Crane was a naturalist. This poem isn't anti-religion. It's anti-self importance. Self importance, today, sometimes comes in the form of religion. But the atheist who thinks he has everything figured out is also the butt of this poem's joke.

Anonymous said...

The poem posits existence as a bare fact without any significance whatever to any power beyond the one who asserts their existence. "The fact" presumes the truth of the implied assertion of a claim of significance. "However" precedes and encapsulates "the fact" of the minimal claim of existence. The Universe thus has the last word in interpreting what thereby appears to be a naive and possibly presumptuous assertion of even an elementary claim to significance. The poem echoes the sun in Red Badge of Courage and other signs and symbols representing emptiness in Crane's work. For example, throughout the century there was a succession of alternative authorities held up for scrutiny and dismissal, beginning most famously with The Scarlet Letter (1850) by Hawthorne, and ending with the Naturalistic wastelands of Crane, late Twain, and Frank Norris (McTeague, 1899).

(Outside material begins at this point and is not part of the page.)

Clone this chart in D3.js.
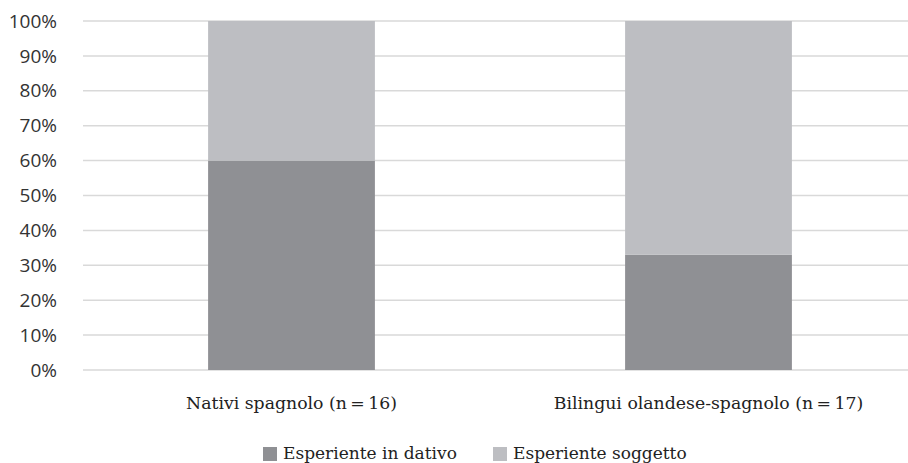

This poem is about personal meaninglessness and potentially everything built upon it--only the voice of the "man" remains and even that is in question. Without a referent outside of himself, he is alone in all of nature to succeed or suffer without knowing whether it means anything or not -- at least as far as nature's witness can ascribe. Crane seems to say, " if you are looking for meaning in the natural world, nature is mute." or "don't fool yourself, there is nothing in the natural world that gives you meaning." One obvious application is the tendency to think of evolution as "intentionally promoting" anything important to man. The only natural alternative left also comes from this era: the nihilism of Friedrich Nietzsche. Socialism, Communism, National Socialism and their softer brothers, Fabianism and Progressivism, invent, based on Hegelian dialectics, a theme of intentional self promotion through a collective. But these are variants of the Naturalistic dead end pointed out by Crane: all guarantees are self-delusional at best. Is the end of man really dead to all possible alternatives?

Anonymous said...

actually, although CAT'S CRADLE does have a fake religion in it, the religion you are probably thinking about is in the book THE SIREN'S OF TITAN: "The Church of God the Utterly Indifferent."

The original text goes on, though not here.